**Source material**
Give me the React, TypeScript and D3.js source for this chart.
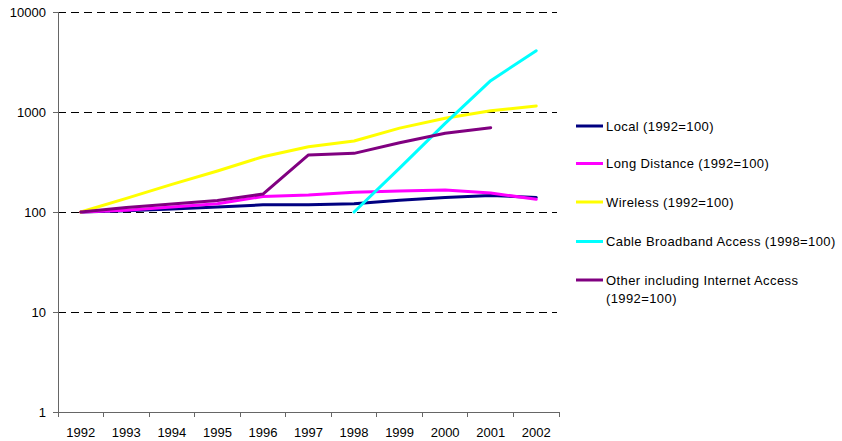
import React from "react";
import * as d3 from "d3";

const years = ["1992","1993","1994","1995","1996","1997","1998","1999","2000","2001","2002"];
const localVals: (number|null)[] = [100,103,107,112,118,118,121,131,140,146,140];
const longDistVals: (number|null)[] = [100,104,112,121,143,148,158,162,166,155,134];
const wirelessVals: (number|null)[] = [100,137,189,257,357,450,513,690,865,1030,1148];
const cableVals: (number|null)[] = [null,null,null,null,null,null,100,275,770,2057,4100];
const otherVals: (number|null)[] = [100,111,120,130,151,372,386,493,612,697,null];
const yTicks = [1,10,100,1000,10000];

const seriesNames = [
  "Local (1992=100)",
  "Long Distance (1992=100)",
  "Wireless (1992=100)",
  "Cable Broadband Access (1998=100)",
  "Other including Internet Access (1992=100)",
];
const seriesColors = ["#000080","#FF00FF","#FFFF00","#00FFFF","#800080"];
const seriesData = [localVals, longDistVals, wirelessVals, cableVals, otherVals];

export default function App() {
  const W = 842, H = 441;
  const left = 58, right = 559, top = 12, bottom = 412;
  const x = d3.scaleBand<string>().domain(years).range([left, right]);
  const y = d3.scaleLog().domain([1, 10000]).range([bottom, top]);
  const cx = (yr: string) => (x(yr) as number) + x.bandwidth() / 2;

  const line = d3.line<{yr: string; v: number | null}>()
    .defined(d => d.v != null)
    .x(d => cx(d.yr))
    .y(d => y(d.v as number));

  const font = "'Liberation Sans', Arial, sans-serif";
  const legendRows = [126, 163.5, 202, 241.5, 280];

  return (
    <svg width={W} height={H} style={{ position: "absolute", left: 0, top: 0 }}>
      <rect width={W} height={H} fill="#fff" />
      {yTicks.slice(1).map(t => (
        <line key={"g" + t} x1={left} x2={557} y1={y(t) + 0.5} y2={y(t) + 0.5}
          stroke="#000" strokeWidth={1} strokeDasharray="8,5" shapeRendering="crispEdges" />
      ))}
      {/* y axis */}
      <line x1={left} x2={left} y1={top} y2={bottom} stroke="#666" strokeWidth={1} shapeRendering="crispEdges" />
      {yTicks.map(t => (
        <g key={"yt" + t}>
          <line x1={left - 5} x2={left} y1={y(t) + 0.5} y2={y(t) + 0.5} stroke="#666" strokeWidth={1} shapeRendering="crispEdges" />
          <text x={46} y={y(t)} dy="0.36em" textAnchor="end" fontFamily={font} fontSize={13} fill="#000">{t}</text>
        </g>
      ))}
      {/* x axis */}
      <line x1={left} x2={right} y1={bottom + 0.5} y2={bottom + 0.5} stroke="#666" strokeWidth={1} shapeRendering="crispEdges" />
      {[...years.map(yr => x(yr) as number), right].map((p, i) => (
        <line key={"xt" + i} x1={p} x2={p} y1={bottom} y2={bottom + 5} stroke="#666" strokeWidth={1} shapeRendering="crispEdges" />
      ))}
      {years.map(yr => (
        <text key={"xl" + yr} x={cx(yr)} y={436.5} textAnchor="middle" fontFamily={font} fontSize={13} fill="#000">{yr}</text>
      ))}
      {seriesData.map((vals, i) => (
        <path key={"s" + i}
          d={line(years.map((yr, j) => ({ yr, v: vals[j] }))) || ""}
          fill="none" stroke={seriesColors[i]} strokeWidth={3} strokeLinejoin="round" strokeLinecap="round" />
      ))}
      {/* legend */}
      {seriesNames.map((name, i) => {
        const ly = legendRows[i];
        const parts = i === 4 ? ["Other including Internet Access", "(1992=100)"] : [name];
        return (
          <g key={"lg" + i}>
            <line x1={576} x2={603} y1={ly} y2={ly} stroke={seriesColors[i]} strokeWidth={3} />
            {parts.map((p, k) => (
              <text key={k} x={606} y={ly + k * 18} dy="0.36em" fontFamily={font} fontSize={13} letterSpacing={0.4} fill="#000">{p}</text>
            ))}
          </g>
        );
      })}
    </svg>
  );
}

**Work to be completed**
Reproduce every line above as written, skipping pictures.

**Full response**
Give me the React, TypeScript and D3.js source for this chart.
import React from "react";
import * as d3 from "d3";

const years = ["1992","1993","1994","1995","1996","1997","1998","1999","2000","2001","2002"];
const localVals: (number|null)[] = [100,103,107,112,118,118,121,131,140,146,140];
const longDistVals: (number|null)[] = [100,104,112,121,143,148,158,162,166,155,134];
const wirelessVals: (number|null)[] = [100,137,189,257,357,450,513,690,865,1030,1148];
const cableVals: (number|null)[] = [null,null,null,null,null,null,100,275,770,2057,4100];
const otherVals: (number|null)[] = [100,111,120,130,151,372,386,493,612,697,null];
const yTicks = [1,10,100,1000,10000];

const seriesNames = [
  "Local (1992=100)",
  "Long Distance (1992=100)",
  "Wireless (1992=100)",
  "Cable Broadband Access (1998=100)",
  "Other including Internet Access (1992=100)",
];
const seriesColors = ["#000080","#FF00FF","#FFFF00","#00FFFF","#800080"];
const seriesData = [localVals, longDistVals, wirelessVals, cableVals, otherVals];

export default function App() {
  const W = 842, H = 441;
  const left = 58, right = 559, top = 12, bottom = 412;
  const x = d3.scaleBand<string>().domain(years).range([left, right]);
  const y = d3.scaleLog().domain([1, 10000]).range([bottom, top]);
  const cx = (yr: string) => (x(yr) as number) + x.bandwidth() / 2;

  const line = d3.line<{yr: string; v: number | null}>()
    .defined(d => d.v != null)
    .x(d => cx(d.yr))
    .y(d => y(d.v as number));

  const font = "'Liberation Sans', Arial, sans-serif";
  const legendRows = [126, 163.5, 202, 241.5, 280];

  return (
    <svg width={W} height={H} style={{ position: "absolute", left: 0, top: 0 }}>
      <rect width={W} height={H} fill="#fff" />
      {yTicks.slice(1).map(t => (
        <line key={"g" + t} x1={left} x2={557} y1={y(t) + 0.5} y2={y(t) + 0.5}
          stroke="#000" strokeWidth={1} strokeDasharray="8,5" shapeRendering="crispEdges" />
      ))}
      {/* y axis */}
      <line x1={left} x2={left} y1={top} y2={bottom} stroke="#666" strokeWidth={1} shapeRendering="crispEdges" />
      {yTicks.map(t => (
        <g key={"yt" + t}>
          <line x1={left - 5} x2={left} y1={y(t) + 0.5} y2={y(t) + 0.5} stroke="#666" strokeWidth={1} shapeRendering="crispEdges" />
          <text x={46} y={y(t)} dy="0.36em" textAnchor="end" fontFamily={font} fontSize={13} fill="#000">{t}</text>
        </g>
      ))}
      {/* x axis */}
      <line x1={left} x2={right} y1={bottom + 0.5} y2={bottom + 0.5} stroke="#666" strokeWidth={1} shapeRendering="crispEdges" />
      {[...years.map(yr => x(yr) as number), right].map((p, i) => (
        <line key={"xt" + i} x1={p} x2={p} y1={bottom} y2={bottom + 5} stroke="#666" strokeWidth={1} shapeRendering="crispEdges" />
      ))}
      {years.map(yr => (
        <text key={"xl" + yr} x={cx(yr)} y={436.5} textAnchor="middle" fontFamily={font} fontSize={13} fill="#000">{yr}</text>
      ))}
      {seriesData.map((vals, i) => (
        <path key={"s" + i}
          d={line(years.map((yr, j) => ({ yr, v: vals[j] }))) || ""}
          fill="none" stroke={seriesColors[i]} strokeWidth={3} strokeLinejoin="round" strokeLinecap="round" />
      ))}
      {/* legend */}
      {seriesNames.map((name, i) => {
        const ly = legendRows[i];
        const parts = i === 4 ? ["Other including Internet Access", "(1992=100)"] : [name];
        return (
          <g key={"lg" + i}>
            <line x1={576} x2={603} y1={ly} y2={ly} stroke={seriesColors[i]} strokeWidth={3} />
            {parts.map((p, k) => (
              <text key={k} x={606} y={ly + k * 18} dy="0.36em" fontFamily={font} fontSize={13} letterSpacing={0.4} fill="#000">{p}</text>
            ))}
          </g>
        );
      })}
    </svg>
  );
}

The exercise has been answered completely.